There are a few nice things about this approach:
- It's pretty straightforward to get working
- You can use a pretty tight bounding mesh for your light, which helps avoids calculating lighting for pixels outside of that bounding volume
- You can have as many light types as you want, you just have different bounding meshes and shaders. For instance adding area lights is pretty straightforward
- You only have to calculate one light per draw which can keep the shader simpler
- It's easy to figure out the cost of any single light source, since each one is a separate draw
But also a few downsides:
- You can end up reading in your G-Buffer many times per-pixel as well as also blending results many times per-pixel if there are large overlapping lights, which can chew through your bandwidth very quickly
- It might require lots of draw calls, although you can potentially solve this using instancing to batch multiple lights into one draw
- Determining which pixels actually intersect with the lighting volume in terms of their Z depth using rasterization and depth buffers is actually not straightforward. One of the old ways to resolve this was to use two passes and the stencil buffer, which is pretty ugly.
One popular approach to solving that first issue was to do some or all lights in a single full-screen pass where each pixel loops over all lights that affect that pixel. This presentation in particular was very influential, it used compute shaders and shared memory to build a list of potentially-intersecting lights for a “tile” of pixels (a group of neighboring NxN pixels) and then looped over that list in the same shader program.

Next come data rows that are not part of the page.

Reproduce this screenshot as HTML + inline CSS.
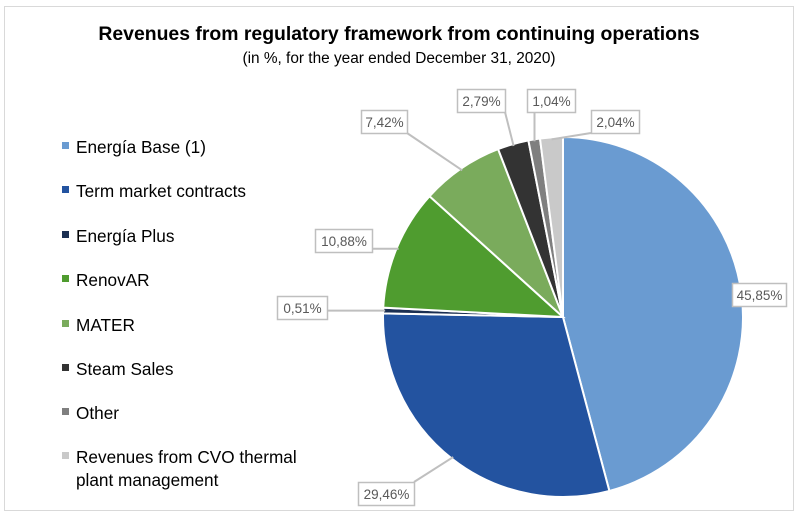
<!DOCTYPE html>
<html><head><meta charset="utf-8"><style>
body{margin:0;background:#fff;}
svg{display:block;font-family:"Liberation Sans",sans-serif;}
</style></head><body>
<svg id="c" width="797" height="512">
<rect x="4.5" y="6.5" width="789" height="504" fill="#fff" stroke="#d9d9d9"/>
<text x="399" y="40" text-anchor="middle" font-size="19.4" font-weight="bold" fill="#000">Revenues from regulatory framework from continuing operations</text>
<text x="399" y="63" text-anchor="middle" font-size="15.4" fill="#000">(in %, for the year ended December 31, 2020)</text>
<g id="slices"></g><g id="leaders"></g><g id="labels"></g><g id="legend"></g>
</svg>
<script>
const categories=["Energía Base (1)","Term market contracts","Energía Plus","RenovAR","MATER","Steam Sales","Other","Revenues from CVO thermal plant management"];
const values=[45.85,29.46,0.51,10.88,7.42,2.79,1.04,2.04];
const valueLabels=["45,85%","29,46%","0,51%","10,88%","7,42%","2,79%","1,04%","2,04%"];
const colors=["#6a9bd1","#2353a0","#1b2f52","#4f9c2f","#7aab5c","#333333","#7f7f7f","#c9c9c9"];
const labelBox=[[732,283,54],[358,482,56],[277,296,50],[315,229,57],[361,110,46],[457,89,48],[527,89,48],[591,110,48]];
const cx=563,cy=317,R=180;
const NS="http://www.w3.org/2000/svg";
const total=values.reduce((a,b)=>a+b,0);
function pt(a,r){return [cx+r*Math.sin(a),cy-r*Math.cos(a)];}
const gS=document.getElementById('slices'),gL=document.getElementById('leaders'),gT=document.getElementById('labels'),gG=document.getElementById('legend');
let acc=0;
values.forEach((v,i)=>{
 const a0=acc/total*2*Math.PI; acc+=v; const a1=acc/total*2*Math.PI;
 const p0=pt(a0,R),p1=pt(a1,R);
 const path=document.createElementNS(NS,'path');
 path.setAttribute('d',`M${cx},${cy}L${p0[0]},${p0[1]}A${R},${R} 0 ${a1-a0>Math.PI?1:0} 1 ${p1[0]},${p1[1]}Z`);
 path.setAttribute('fill',colors[i]);path.setAttribute('stroke','#fff');path.setAttribute('stroke-width','2');
 
 
 gS.appendChild(path);
 const am=(a0+a1)/2, pm=pt(am,R-2);
 const [bx,by,bw]=labelBox[i], bh=23;
 const tx=Math.min(Math.max(pm[0],bx),bx+bw), ty=Math.min(Math.max(pm[1],by),by+bh);
 if(Math.hypot(tx-pm[0],ty-pm[1])>4){
  const ln=document.createElementNS(NS,'line');
  ln.setAttribute('x1',pm[0]);ln.setAttribute('y1',pm[1]);ln.setAttribute('x2',tx);ln.setAttribute('y2',ty);
  ln.setAttribute('stroke','#bfbfbf');ln.setAttribute('stroke-width','2');
  
  
  gL.appendChild(ln);
 }
 const r=document.createElementNS(NS,'rect');
 r.setAttribute('x',bx+0.5);r.setAttribute('y',by+0.5);r.setAttribute('width',bw);r.setAttribute('height',bh);
 r.setAttribute('fill','#fff');r.setAttribute('stroke','#bfbfbf');r.setAttribute('stroke-width','1.5');
 
 
 gT.appendChild(r);
 const t=document.createElementNS(NS,'text');
 t.setAttribute('x',bx+bw/2+0.5);t.setAttribute('y',by+17);t.setAttribute('text-anchor','middle');
 t.setAttribute('font-size','13.5');t.setAttribute('fill','#595959');t.textContent=valueLabels[i];
 
 
 gT.appendChild(t);
 const ly=[147,191,236,280,325,369,413,457][i];
 const m=document.createElementNS(NS,'rect');
 m.setAttribute('x',62);m.setAttribute('y',ly-5);m.setAttribute('width',7);m.setAttribute('height',7);m.setAttribute('fill',colors[i]);
 
 
 gG.appendChild(m);
 const lt=document.createElementNS(NS,'text');
 lt.setAttribute('x',76);lt.setAttribute('y',ly+6);lt.setAttribute('font-size','17.2');lt.setAttribute('fill','#000');
 
 
 if(i===7){
  lt.innerHTML='<tspan x="76">Revenues from CVO thermal</tspan><tspan x="76" dy="23">plant management</tspan>';
 } else lt.textContent=categories[i];
 gG.appendChild(lt);
});
</script>
</body></html>
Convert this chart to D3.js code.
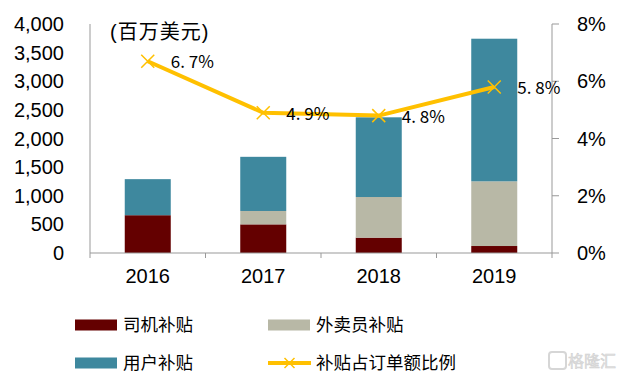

This allows you to accumulate lighting in registers instead of memory, and also lets you read the G-Buffer once per-pixel instead of N times. On the downside the shader gets more complicated, it gets trickier to handle N lighting types and shadow maps, and it's now much harder to figure out the cost of a single light source. So it's a trade-off, and hybrid approaches are also possible.

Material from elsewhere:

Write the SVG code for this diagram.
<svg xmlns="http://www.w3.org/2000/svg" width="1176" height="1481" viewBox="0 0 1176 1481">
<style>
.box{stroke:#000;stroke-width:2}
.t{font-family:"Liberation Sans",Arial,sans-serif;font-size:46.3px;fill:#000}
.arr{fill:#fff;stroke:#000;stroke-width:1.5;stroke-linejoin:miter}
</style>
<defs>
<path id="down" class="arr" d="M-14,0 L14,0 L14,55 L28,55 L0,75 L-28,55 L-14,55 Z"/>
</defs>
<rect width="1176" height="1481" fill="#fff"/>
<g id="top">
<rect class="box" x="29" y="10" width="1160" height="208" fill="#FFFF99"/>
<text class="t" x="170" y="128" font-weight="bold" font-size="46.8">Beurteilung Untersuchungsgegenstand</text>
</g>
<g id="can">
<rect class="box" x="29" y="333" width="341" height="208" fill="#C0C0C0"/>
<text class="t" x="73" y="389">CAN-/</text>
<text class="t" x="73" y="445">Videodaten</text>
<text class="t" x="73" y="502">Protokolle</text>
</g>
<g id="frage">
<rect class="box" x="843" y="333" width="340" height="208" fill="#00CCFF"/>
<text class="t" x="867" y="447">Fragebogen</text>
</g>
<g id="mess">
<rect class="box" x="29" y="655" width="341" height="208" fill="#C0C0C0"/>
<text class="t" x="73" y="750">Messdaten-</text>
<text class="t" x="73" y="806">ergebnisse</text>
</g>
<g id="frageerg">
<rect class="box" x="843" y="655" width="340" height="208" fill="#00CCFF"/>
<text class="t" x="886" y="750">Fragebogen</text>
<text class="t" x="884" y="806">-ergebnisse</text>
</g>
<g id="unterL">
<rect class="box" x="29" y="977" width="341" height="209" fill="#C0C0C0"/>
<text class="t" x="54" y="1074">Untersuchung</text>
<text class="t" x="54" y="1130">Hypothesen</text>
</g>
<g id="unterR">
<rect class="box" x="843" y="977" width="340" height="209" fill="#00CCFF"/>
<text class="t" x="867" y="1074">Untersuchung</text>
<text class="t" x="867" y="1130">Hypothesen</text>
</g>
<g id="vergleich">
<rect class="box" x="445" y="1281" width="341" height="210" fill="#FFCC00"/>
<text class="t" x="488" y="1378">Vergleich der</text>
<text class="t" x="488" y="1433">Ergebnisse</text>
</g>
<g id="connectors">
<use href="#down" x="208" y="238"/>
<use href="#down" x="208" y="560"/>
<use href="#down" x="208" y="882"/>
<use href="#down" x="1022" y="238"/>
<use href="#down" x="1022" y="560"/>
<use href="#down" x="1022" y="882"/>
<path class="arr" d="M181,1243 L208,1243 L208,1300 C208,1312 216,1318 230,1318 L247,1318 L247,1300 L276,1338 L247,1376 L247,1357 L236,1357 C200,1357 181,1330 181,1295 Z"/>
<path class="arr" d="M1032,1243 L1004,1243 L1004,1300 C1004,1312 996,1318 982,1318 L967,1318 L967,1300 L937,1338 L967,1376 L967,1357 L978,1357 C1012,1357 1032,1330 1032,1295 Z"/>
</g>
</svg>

“Clustered" is basically a variant on forward shading, where the pixel shader executed for a mesh loops over all applicable lights and calculates the final lighting response. The main interesting part is that you build a frustum-aligned grid that you bin your lights into ahead of time, and then each pixel figures out which grid cell its in to retrieve the list of relevant lights. Since it's forward rendering it brings in a much different set of performance characteristics compared to deferred, in particular that your shading efficiency becomes heavily tied to density of your meshes (in the worst case suffering 4x over-shading). You can also end up in a really bad “everything is in one mega pixel shader problem” which can make you end up with big unwieldy shaders that take too long to compile, use too many registers, and have too many permutations. But on the positive side it can be much simpler to get working compared to deferred, can work better on older/mobile hardware, and can beat deferred if the triangle density stays low.